I don’t believe that the issue with UX is exactly what you are pointing.
Libre Culture doesn’t prevent you to subsist.
Other thing is that you are trapped inside other idea that selling a disk is the only source of money and maintaining copyright over it which is, itself, wrong as other replacements as related services or proposals to add a tax to the internet to pay artists based on their use have been promoted several times and some of these views are alive today.
This doesn’t prevent you to get your rights and the point in the issues is to look for a solution for every case more than maintaining us without rights.
The issue is that creative people like to protect their IP, and their rights to it. And that stuff involves money. Non creative people steal the efforts of others mercilessly, which makes copyright law a safeguard to protect rights of creative artists.
Copyright law and patents are abused too though under capitalism, so you have both issues. And then you have the libre culture issue, where everything should be ideally libre, when the creative artists here will never want it, or stop their work altogether wherever such a culture exists.
Sorry for being a little dick in the comment before.
I have to think about how addressing this issue better yet with the people directly.
About the thing with UX, at least here people who study “art” vocational training (the alternative to the university to work directly and finish as Illustrators, etc) learn the following about informatics: first click, move mouse, second click, this tools is better because double click you apply a mask. There is no learning about the basics about it unless you study some deep degree or specific additional courses with is less common from a lot. I tell you from direct info I get of people inside and their ideas about informatics.
I doubt that I am wrong if I apply this experience to the whole Spain.
In the other side, people in computer programming (again vocational training) which use to be prepared directly more like Computer Sciece + Courses about programming (or you are good alone with the basics because of your intelectual ejem elitist ejem ejem superiority) learn the following about design guidelines: a bar here, here a column and this is accesible, don’t forget to add tags blablablabla. There is no explanation of the concepts behind it at all (this happens also in the programming we learn but this is other topic) and I know this from first hand.
In both cases, could exist a certain subject which tries to explain the basics at minimum but a very bare minimum to allow people connect one concept to other. It is like you learn basic of raw drawing over paper to apply just that in the computer with the complex methods teachers only tell you how to use.
Not at all, I am used to a little overboard defense, and I think it is better than being a corporate fangirling shrimp abundant on other corporate social media and IRL.
It is very hard to address this problem, and creativity cannot be taught, even if vocational courses can teach basic skill sets. Wanting creation of a creative generator AI is also stifled by its creator’s creativity, even if it were to be open source. Thus you have a catch 22 problem.
Creativity is not a skill, so it is limited too per artist, which has not been quantifiable to date and probably might not happen until the human and environment is scientifically entirely decoded.

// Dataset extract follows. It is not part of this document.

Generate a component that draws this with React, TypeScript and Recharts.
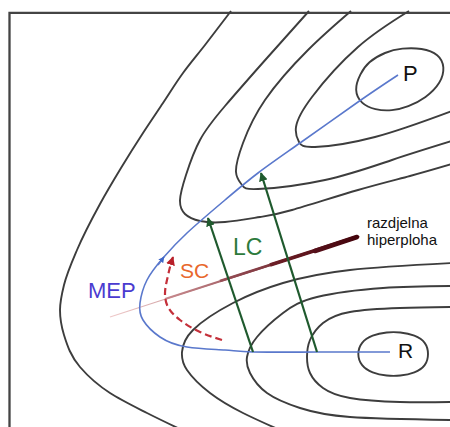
import { ComposedChart, Line, Scatter, XAxis, YAxis } from "recharts";

type Pt = { x: number; y: number };

// picture frame (left and top edge only)
const frame: Pt[] = [{ x: 9.5, y: 440 }, { x: 9.5, y: 12.8 }, { x: 460, y: 12.8 }];

// energy contours, upper (product) valley
const contourOuter: Pt[] = [
  { x: 231, y: 11 }, { x: 205, y: 45 }, { x: 183, y: 73 }, { x: 163, y: 103 }, { x: 143, y: 133 },
  { x: 121, y: 168 }, { x: 100, y: 204 }, { x: 77, y: 250 }, { x: 64, y: 285 }, { x: 60, y: 310 },
  { x: 64, y: 335 }, { x: 80, y: 367 }, { x: 110, y: 393 }, { x: 147, y: 413 }, { x: 182, y: 430 },
];
const contourP1: Pt[] = [
  { x: 309, y: 11 }, { x: 267, y: 58 }, { x: 225, y: 106 }, { x: 200, y: 140 }, { x: 186, y: 175 },
  { x: 180, y: 200 }, { x: 185, y: 214 }, { x: 200, y: 221 }, { x: 225, y: 222 }, { x: 260, y: 217 },
  { x: 292, y: 210 }, { x: 358, y: 190 }, { x: 410, y: 176 }, { x: 452, y: 164 },
];
const contourP2: Pt[] = [
  { x: 351, y: 11 }, { x: 308, y: 50 }, { x: 265, y: 100 }, { x: 243, y: 143 }, { x: 236, y: 172 },
  { x: 242, y: 185 }, { x: 258, y: 189 }, { x: 325, y: 180 }, { x: 392, y: 160 }, { x: 452, y: 141 },
];
const contourP3: Pt[] = [
  { x: 409, y: 11 }, { x: 358, y: 47 }, { x: 312, y: 97 }, { x: 296, y: 127 }, { x: 299, y: 142 },
  { x: 315, y: 147 }, { x: 375, y: 137 }, { x: 452, y: 111 },
];
const ellipseP: Pt[] = [
  { x: 354, y: 90 }, { x: 360, y: 74 }, { x: 368, y: 62 }, { x: 385, y: 52 }, { x: 402, y: 48 },
  { x: 422, y: 48 }, { x: 439, y: 54 }, { x: 445, y: 67 }, { x: 441, y: 83 }, { x: 426, y: 98 },
  { x: 408, y: 107 }, { x: 392, y: 111 }, { x: 375, y: 110 }, { x: 361, y: 104 },
];

// energy contours, lower (reactant) valley
const contourR1: Pt[] = [
  { x: 452, y: 307 }, { x: 400, y: 308 }, { x: 350, y: 312 }, { x: 323, y: 323 }, { x: 310, y: 340 },
  { x: 307, y: 357 }, { x: 310, y: 373 }, { x: 323, y: 388 }, { x: 350, y: 398 }, { x: 400, y: 402 },
  { x: 452, y: 402 },
];
const contourR2: Pt[] = [
  { x: 452, y: 286 }, { x: 383, y: 288 }, { x: 317, y: 297 }, { x: 283, y: 313 }, { x: 257, y: 337 },
  { x: 247, y: 357 }, { x: 250, y: 373 }, { x: 267, y: 393 }, { x: 300, y: 408 }, { x: 350, y: 417 },
  { x: 452, y: 420 },
];
const contourR3: Pt[] = [
  { x: 452, y: 263 }, { x: 350, y: 270 }, { x: 283, y: 283 }, { x: 233, y: 303 }, { x: 193, y: 330 },
  { x: 182, y: 352 }, { x: 187, y: 370 }, { x: 210, y: 393 }, { x: 243, y: 413 }, { x: 280, y: 430 },
];
const ellipseR: Pt[] = [
  { x: 357, y: 354 }, { x: 361, y: 342 }, { x: 372, y: 335 }, { x: 387, y: 332 }, { x: 400, y: 332 },
  { x: 415, y: 335 }, { x: 426, y: 342 }, { x: 429, y: 354 }, { x: 426, y: 366 }, { x: 415, y: 373 },
  { x: 400, y: 376 }, { x: 387, y: 376 }, { x: 372, y: 373 }, { x: 361, y: 366 },
];

// minimum energy path, R -> P
const mep: Pt[] = [
  { x: 390, y: 352 }, { x: 317, y: 352 }, { x: 253, y: 352 }, { x: 225, y: 350 }, { x: 187, y: 347 },
  { x: 160, y: 337 }, { x: 143, y: 320 }, { x: 140, y: 303 }, { x: 147, y: 280 }, { x: 163, y: 258 },
  { x: 187, y: 233 }, { x: 225, y: 200 }, { x: 258, y: 173 }, { x: 300, y: 143 }, { x: 358, y: 102 },
  { x: 398, y: 75 },
];
const mepArrow: Pt[] = [{ x: 158, y: 265 }, { x: 164, y: 257 }];

// tunnelling paths
const lc1: Pt[] = [{ x: 253, y: 352 }, { x: 208, y: 218 }];
const lc2: Pt[] = [{ x: 317, y: 352 }, { x: 261, y: 173 }];
const sc: Pt[] = [
  { x: 222, y: 340 }, { x: 200, y: 332 }, { x: 180, y: 320 }, { x: 168, y: 307 }, { x: 165, y: 293 },
  { x: 167, y: 280 }, { x: 170, y: 267 }, { x: 173, y: 257 },
];

// dividing surface, drawn as layers that thicken towards the right end
const surfaceLayers = [
  { id: "s0", data: [{ x: 110, y: 317 }, { x: 357, y: 237 }], width: 1.2, from: "#efcaca", to: "#7a2a30" },
  { id: "s1", data: [{ x: 165, y: 299 }, { x: 357, y: 237 }], width: 1.9, from: "#c88a8e", to: "#641820" },
  { id: "s2", data: [{ x: 220, y: 281 }, { x: 357, y: 237 }], width: 2.7, from: "#985058", to: "#520a12" },
  { id: "s3", data: [{ x: 270, y: 265 }, { x: 357, y: 237 }], width: 3.6, from: "#6e2028", to: "#48060e" },
  { id: "s4", data: [{ x: 315, y: 251 }, { x: 357, y: 237 }], width: 4.6, from: "#56101a", to: "#44040c" },
];

const labels = [
  { x: 403, y: 81, text: "P", color: "#111", size: 22 },
  { x: 398, y: 358, text: "R", color: "#111", size: 21 },
  { x: 88, y: 298, text: "MEP", color: "#4a3bd0", size: 22 },
  { x: 180, y: 278, text: "SC", color: "#e8672c", size: 21 },
  { x: 233, y: 255, text: "LC", color: "#2d7a3c", size: 23 },
  { x: 367, y: 228, text: "razdjelna", color: "#111", size: 15 },
  { x: 367, y: 245, text: "hiperploha", color: "#111", size: 15 },
];

const contours = [
  { id: "outer", data: contourOuter, type: "monotoneY" },
  { id: "p1", data: contourP1, type: "natural" },
  { id: "p2", data: contourP2, type: "natural" },
  { id: "p3", data: contourP3, type: "natural" },
  { id: "pe", data: ellipseP, type: "basisClosed" },
  { id: "r1", data: contourR1, type: "natural" },
  { id: "r2", data: contourR2, type: "natural" },
  { id: "r3", data: contourR3, type: "natural" },
  { id: "re", data: ellipseR, type: "basisClosed" },
];

const FONT = "'Liberation Sans', Arial, sans-serif";

const renderLabel = (props: any) => {
  const { cx, cy, payload } = props;
  return (
    <text x={cx} y={cy} fill={payload.color} fontSize={payload.size} fontFamily={FONT}>
      {payload.text}
    </text>
  );
};

export default function App() {
  return (
    <div style={{ position: "absolute", left: 0, top: 0, background: "#fff" }}>
      <ComposedChart width={450} height={427} margin={{ top: 0, right: 0, bottom: 0, left: 0 }}>
        <defs>
          {surfaceLayers.map((s) => (
            <linearGradient key={s.id} id={`grad-${s.id}`} x1="0" y1="0" x2="1" y2="0">
              <stop offset="0%" stopColor={s.from} />
              <stop offset="100%" stopColor={s.to} />
            </linearGradient>
          ))}
          <marker id="arrGreen" viewBox="0 0 10 10" refX="9" refY="5" markerWidth="9" markerHeight="9"
            markerUnits="userSpaceOnUse" orient="auto">
            <path d="M0,0 L10,5 L0,10 z" fill="#1f5a2e" />
          </marker>
          <marker id="arrRed" viewBox="0 0 10 10" refX="9" refY="5" markerWidth="9" markerHeight="9"
            markerUnits="userSpaceOnUse" orient="auto">
            <path d="M0,0 L10,5 L0,10 z" fill="#b8202a" />
          </marker>
          <marker id="arrBlue" viewBox="0 0 10 10" refX="9" refY="5" markerWidth="6" markerHeight="6"
            markerUnits="userSpaceOnUse" orient="auto">
            <path d="M0,0 L10,5 L0,10 z" fill="#3f66c8" />
          </marker>
        </defs>
        <XAxis type="number" dataKey="x" domain={[0, 450]} allowDataOverflow hide />
        <YAxis type="number" dataKey="y" domain={[0, 427]} allowDataOverflow reversed hide />

        <Line data={frame} dataKey="y" type="linear" stroke="#444" strokeWidth={2.3}
          dot={false} activeDot={false} isAnimationActive={false} />

        {contours.map((c) => (
          <Line key={c.id} data={c.data} dataKey="y" type={c.type as any} stroke="#3d3d3d"
            strokeWidth={1.9} dot={false} activeDot={false} isAnimationActive={false} />
        ))}

        {surfaceLayers.map((s, i) => (
          <Line key={s.id} data={s.data} dataKey="y" type="linear" stroke={`url(#grad-${s.id})`}
            strokeWidth={s.width} strokeLinecap={i === surfaceLayers.length - 1 ? "round" : "butt"}
            dot={false} activeDot={false} isAnimationActive={false} />
        ))}

        <Line data={mep} dataKey="y" type="natural" stroke="#5a78cc" strokeWidth={1.6}
          dot={false} activeDot={false} isAnimationActive={false} />
        <Line data={mepArrow} dataKey="y" type="linear" stroke="#5a78cc" strokeWidth={1.6}
          markerEnd="url(#arrBlue)" dot={false} activeDot={false} isAnimationActive={false} />

        <Line data={lc1} dataKey="y" type="linear" stroke="#1f5a2e" strokeWidth={2.2}
          markerEnd="url(#arrGreen)" dot={false} activeDot={false} isAnimationActive={false} />
        <Line data={lc2} dataKey="y" type="linear" stroke="#1f5a2e" strokeWidth={2.2}
          markerEnd="url(#arrGreen)" dot={false} activeDot={false} isAnimationActive={false} />

        <Line data={sc} dataKey="y" type="natural" stroke="#c4303a" strokeWidth={2.2}
          strokeDasharray="7 4" markerEnd="url(#arrRed)" dot={false} activeDot={false}
          isAnimationActive={false} />

        <Scatter data={labels} shape={renderLabel} isAnimationActive={false} />
      </ComposedChart>
    </div>
  );
}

Well, all these people in mention in art use to be people already dedicated to it, with a vocation to it or talented on it. That is the input profile in vocational training.
Art perception changes wildly, even if the respect for creativity does not. It might sound surprising to you, but if you noticed how physical art and craft people live versus the ones involved in software Ui designing versus the digital VFX artists, it varies a lot.
Vocational training really only applies in limited manner to the physical art and craft audience.
I tried to show you exactly the differences in both sides. This is why I showed a comparison with people who is learning computer programming and UX design and the people who learn directly design and touching UX design through that. The most near one is “interactive graphics design”.
I think there is a misunderstanding of what vocational training is. Vocational training is the name of the same kind of studies in United Kingdom and in Spain we are taught to use that term to refer to our kind of studies.
Vocational training is similar to say “high school”, “university” or “college”. The art-dedicated studies here are graphics design, illustration, sculpture, etc. Here you have a little list for the available ones in the Canary Islands: https://www.gobiernodecanarias.org/educacion/web/artisticas/artes_plasticas_diseno/informacion-sobre-los-ciclos-formativos-de-grado-medio-y-grado-superior/index.html
True, in India and China, vocational training means basic computer (Word, Excel) courses, sewing skills, sixth/seventh subjects, physical work and so on. Basically empowerment stuff to get basic jobs.
It seems it means a different thing in Western world. Interesting to know.
Think that is something similar to University but in the middle level between high school and university.
If I an engineer studying at the university, I am a computer programmer studying at a vocational training course. Something like that.
Some people go here when they finish university or high school (bachillerato to be exact as for vocational training in the max level they must do the middle level first or pass a special test if come from high school directly).